Sì, principalmente dopo il 1996, quando la disciplina dell’istituto è stata rivista, con il riconoscimento di una maggiore autonomia e libertà alle parti: esse possono decidere, sulla base di un accordo scritto (c.d. compromesso o clausola compromissoria), di rimettere la soluzione di una controversia insorta o insorgenda ad uno o più arbitri (privati).

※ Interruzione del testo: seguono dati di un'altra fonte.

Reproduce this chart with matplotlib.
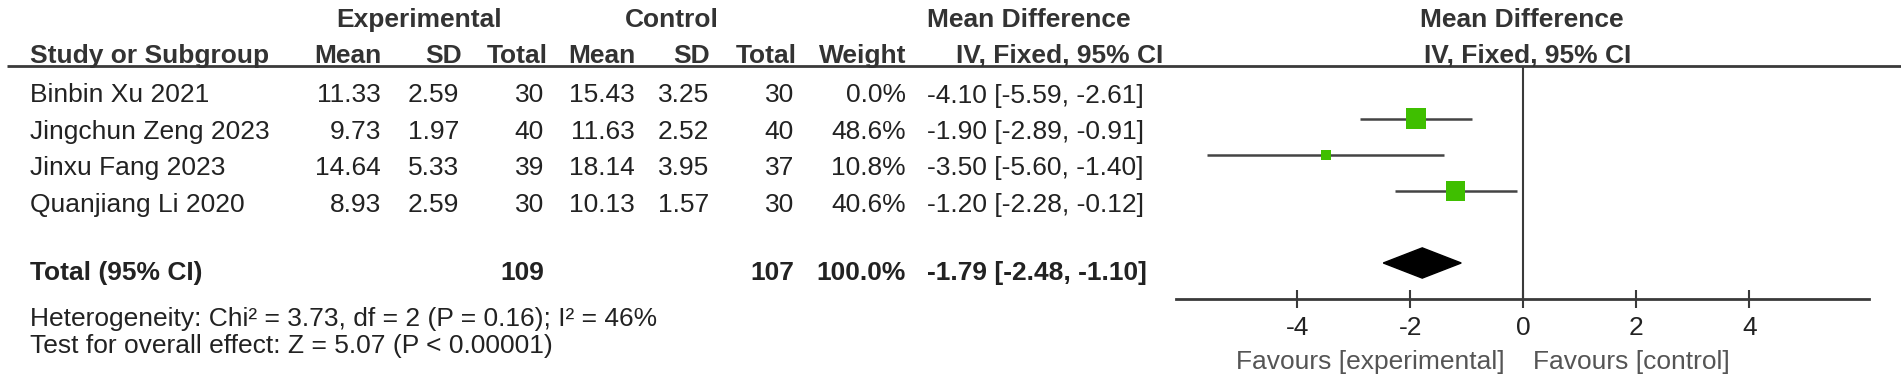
import numpy as np
import matplotlib.pyplot as plt

plt.rcParams['font.family'] = ['Liberation Sans', 'DejaVu Sans']

studies = ['Binbin Xu 2021', 'Jingchun Zeng 2023', 'Jinxu Fang 2023', 'Quanjiang Li 2020']
exp_mean = [11.33, 9.73, 14.64, 8.93]
exp_sd = [2.59, 1.97, 5.33, 2.59]
exp_n = [30, 40, 39, 30]
ctl_mean = [15.43, 11.63, 18.14, 10.13]
ctl_sd = [3.25, 2.52, 3.95, 1.57]
ctl_n = [30, 40, 37, 30]
weight = [0.0, 48.6, 10.8, 40.6]
md = [-4.10, -1.90, -3.50, -1.20]
ci_lo = [-5.59, -2.89, -5.60, -2.28]
ci_hi = [-2.61, -0.91, -1.40, -0.12]

total_exp = 109
total_ctl = 107
total_md = -1.79
total_lo = -2.48
total_hi = -1.10

het_text = 'Heterogeneity: Chi² = 3.73, df = 2 (P = 0.16); I² = 46%'
test_text = 'Test for overall effect: Z = 5.07 (P < 0.00001)'
xticks = [-4, -2, 0, 2, 4]

W, H = 1901, 381
fs = 19
tc = '#222222'
lc = '#3a3a3a'

fig = plt.figure(figsize=(W / 100, H / 100), dpi=100)

# text layer in pixel coordinates
ax_t = fig.add_axes([0, 0, 1, 1])
ax_t.set_xlim(0, W)
ax_t.set_ylim(H, 0)
ax_t.axis('off')


def txt(x, y, s, ha='left', bold=False, color=tc):
    ax_t.text(x, y, s, ha=ha, va='baseline', fontsize=fs, color=color,
              fontweight='bold' if bold else 'normal')


# headers
txt(419, 27, 'Experimental', ha='center', bold=True, color='#333333')
txt(672, 27, 'Control', ha='center', bold=True, color='#333333')
txt(927, 27, 'Mean Difference', bold=True, color='#333333')
txt(1522, 27, 'Mean Difference', ha='center', bold=True, color='#333333')

txt(30, 63, 'Study or Subgroup', bold=True, color='#333333')
for x, s in [(381, 'Mean'), (462, 'SD'), (548, 'Total'), (635, 'Mean'),
             (710, 'SD'), (797, 'Total'), (906, 'Weight')]:
    txt(x, 63, s, ha='right', bold=True, color='#333333')
txt(956, 63, 'IV, Fixed, 95% CI', bold=True, color='#333333')
txt(1528, 63, 'IV, Fixed, 95% CI', ha='center', bold=True, color='#333333')
ax_t.hlines(66, 7, W, color=lc, lw=2)

# study rows
row_y0, row_step = 102.5, 36.4
for i, name in enumerate(studies):
    y = row_y0 + i * row_step
    txt(30, y, name)
    txt(381, y, f'{exp_mean[i]:.2f}', ha='right')
    txt(459, y, f'{exp_sd[i]:.2f}', ha='right')
    txt(544, y, f'{exp_n[i]}', ha='right')
    txt(635, y, f'{ctl_mean[i]:.2f}', ha='right')
    txt(709, y, f'{ctl_sd[i]:.2f}', ha='right')
    txt(794, y, f'{ctl_n[i]}', ha='right')
    txt(906, y, f'{weight[i]:.1f}%', ha='right')
    txt(927, y, f'{md[i]:.2f} [{ci_lo[i]:.2f}, {ci_hi[i]:.2f}]')

# total row
txt(30, 280, 'Total (95% CI)', bold=True)
txt(544, 280, f'{total_exp}', ha='right', bold=True)
txt(794, 280, f'{total_ctl}', ha='right', bold=True)
txt(906, 280, '100.0%', ha='right', bold=True)
txt(927, 280, f'{total_md:.2f} [{total_lo:.2f}, {total_hi:.2f}]', bold=True)
txt(30, 326, het_text)
txt(30, 353, test_text)

txt(1505, 369, 'Favours [experimental]', ha='right', color='#555555')
txt(1533, 369, 'Favours [control]', color='#555555')

# forest plot
px_l, px_r, px_t, px_b = 1176, 1869, 66, 299
ax = fig.add_axes([px_l / W, 1 - px_b / H, (px_r - px_l) / W, (px_b - px_t) / H])
ax.set_xlim(-6.15, 6.12)
ax.set_ylim(6, -0.47)
ax.patch.set_alpha(0)
for sp in ['left', 'right', 'top']:
    ax.spines[sp].set_visible(False)
ax.spines['bottom'].set_color(lc)
ax.spines['bottom'].set_linewidth(2)
ax.set_yticks([])
ax.set_xticks(xticks)
ax.set_xticklabels([str(t) for t in xticks])
ax.tick_params(axis='x', direction='inout', length=13, width=1.5, color=lc,
               labelsize=fs, labelcolor=tc, pad=6)
ax.axvline(0, color=lc, lw=1.5, zorder=1)

w = np.array(weight)
rows = np.arange(len(studies))
shown = w > 0
ax.hlines(rows[shown], np.array(ci_lo)[shown], np.array(ci_hi)[shown],
          color='#444444', lw=1.8, zorder=2)
side_px = 3.0 * np.sqrt(w[shown])
ax.scatter(np.array(md)[shown], rows[shown], marker='s',
           s=(side_px * 0.72) ** 2, color='#3fbf00', edgecolors='none', zorder=3)

total_row = 5
h = 0.42
ax.fill([total_lo, total_md, total_hi, total_md],
        [total_row, total_row - h, total_row, total_row + h],
        color='black', zorder=3)

plt.savefig('out.png', dpi=100)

Le parti possono così stabilire: l’oggetto del giudizio arbitrale, che deve riguardare diritti di cui possano disporre;
il diritto applicabile (richiamando i principi generali del diritto, usi e consuetudini del commercio internazionale);
le regole procedurali da applicare al giudizio arbitrale (come la nomina degli arbitri o l’attività difensiva delle parti);
Nel procedimento le parti possono scegliere se farsi assistere o meno da un legale.
Il provvedimento che definisce il procedimento arbitrale (lodo) costituisce la base per avviare, in caso di mancato adeguamento spontaneo delle altre parti, l’eventuale fase esecutiva, ed è impugnabile in limitate ipotesi.
Va precisato che l’arbitrato non prevede l’intervento dello Stato (se non nella eventuale fase di “omologazione” del lodo arbitrale).